§ Material for this task:
|---|

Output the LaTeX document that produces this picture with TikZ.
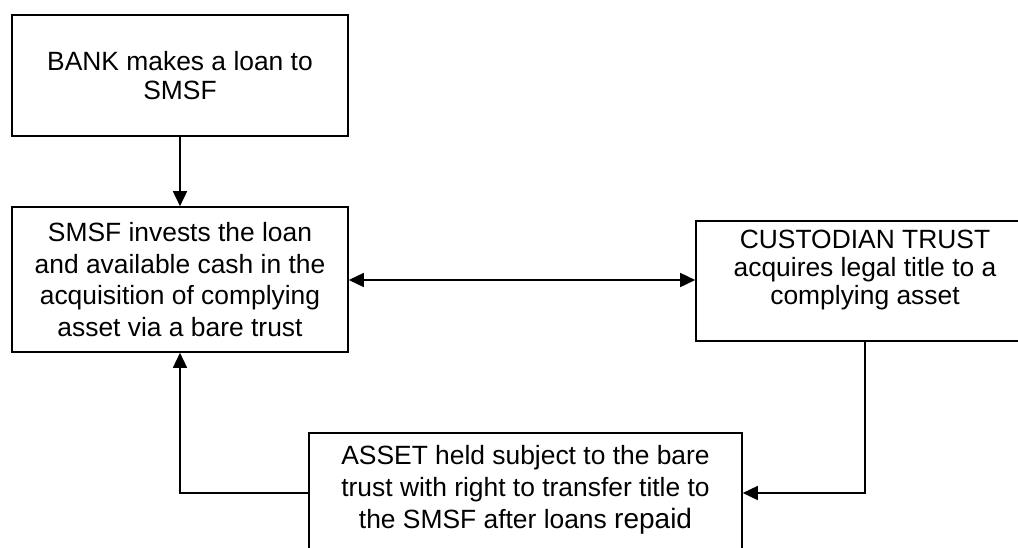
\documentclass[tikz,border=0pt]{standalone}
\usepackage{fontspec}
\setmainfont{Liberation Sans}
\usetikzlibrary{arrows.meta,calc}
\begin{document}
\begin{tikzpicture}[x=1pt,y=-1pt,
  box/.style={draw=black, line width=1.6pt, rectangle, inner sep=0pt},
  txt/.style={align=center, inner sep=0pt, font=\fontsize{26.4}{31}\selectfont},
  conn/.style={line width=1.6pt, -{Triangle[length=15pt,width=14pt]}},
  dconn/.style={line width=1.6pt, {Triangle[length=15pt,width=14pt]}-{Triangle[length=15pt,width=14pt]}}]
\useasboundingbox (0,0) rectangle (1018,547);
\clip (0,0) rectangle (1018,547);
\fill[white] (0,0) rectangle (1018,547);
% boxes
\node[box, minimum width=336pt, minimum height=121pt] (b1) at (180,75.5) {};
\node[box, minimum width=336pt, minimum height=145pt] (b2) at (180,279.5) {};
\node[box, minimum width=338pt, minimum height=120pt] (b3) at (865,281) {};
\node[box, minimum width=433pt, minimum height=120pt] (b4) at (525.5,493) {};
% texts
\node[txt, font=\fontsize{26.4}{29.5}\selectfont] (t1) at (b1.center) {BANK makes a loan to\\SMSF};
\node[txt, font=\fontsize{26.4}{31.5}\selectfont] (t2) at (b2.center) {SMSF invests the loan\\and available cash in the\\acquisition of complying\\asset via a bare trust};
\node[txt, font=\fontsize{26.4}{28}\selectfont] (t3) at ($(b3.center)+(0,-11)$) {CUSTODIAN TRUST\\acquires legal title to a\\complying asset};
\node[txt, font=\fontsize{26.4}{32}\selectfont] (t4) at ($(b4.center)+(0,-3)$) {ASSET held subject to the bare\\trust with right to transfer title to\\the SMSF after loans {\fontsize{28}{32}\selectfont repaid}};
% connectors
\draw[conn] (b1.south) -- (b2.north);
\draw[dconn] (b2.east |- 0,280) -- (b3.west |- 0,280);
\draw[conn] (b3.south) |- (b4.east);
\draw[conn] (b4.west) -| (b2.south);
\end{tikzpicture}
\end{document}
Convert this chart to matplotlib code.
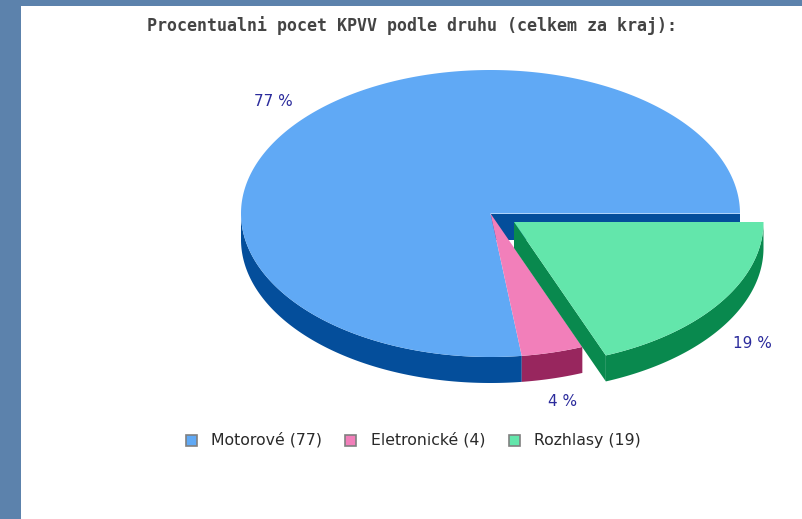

|---|

Restate the data above word for word. Do not include the images.

§ Right answer:
Output the LaTeX document that produces this picture with TikZ.
\documentclass[tikz,border=0pt]{standalone}
\usepackage{fontspec}
\setmainfont{Liberation Sans}
\usetikzlibrary{arrows.meta,calc}
\begin{document}
\begin{tikzpicture}[x=1pt,y=-1pt,
  box/.style={draw=black, line width=1.6pt, rectangle, inner sep=0pt},
  txt/.style={align=center, inner sep=0pt, font=\fontsize{26.4}{31}\selectfont},
  conn/.style={line width=1.6pt, -{Triangle[length=15pt,width=14pt]}},
  dconn/.style={line width=1.6pt, {Triangle[length=15pt,width=14pt]}-{Triangle[length=15pt,width=14pt]}}]
\useasboundingbox (0,0) rectangle (1018,547);
\clip (0,0) rectangle (1018,547);
\fill[white] (0,0) rectangle (1018,547);
% boxes
\node[box, minimum width=336pt, minimum height=121pt] (b1) at (180,75.5) {};
\node[box, minimum width=336pt, minimum height=145pt] (b2) at (180,279.5) {};
\node[box, minimum width=338pt, minimum height=120pt] (b3) at (865,281) {};
\node[box, minimum width=433pt, minimum height=120pt] (b4) at (525.5,493) {};
% texts
\node[txt, font=\fontsize{26.4}{29.5}\selectfont] (t1) at (b1.center) {BANK makes a loan to\\SMSF};
\node[txt, font=\fontsize{26.4}{31.5}\selectfont] (t2) at (b2.center) {SMSF invests the loan\\and available cash in the\\acquisition of complying\\asset via a bare trust};
\node[txt, font=\fontsize{26.4}{28}\selectfont] (t3) at ($(b3.center)+(0,-11)$) {CUSTODIAN TRUST\\acquires legal title to a\\complying asset};
\node[txt, font=\fontsize{26.4}{32}\selectfont] (t4) at ($(b4.center)+(0,-3)$) {ASSET held subject to the bare\\trust with right to transfer title to\\the SMSF after loans {\fontsize{28}{32}\selectfont repaid}};
% connectors
\draw[conn] (b1.south) -- (b2.north);
\draw[dconn] (b2.east |- 0,280) -- (b3.west |- 0,280);
\draw[conn] (b3.south) |- (b4.east);
\draw[conn] (b4.west) -| (b2.south);
\end{tikzpicture}
\end{document}
Convert this chart to matplotlib code.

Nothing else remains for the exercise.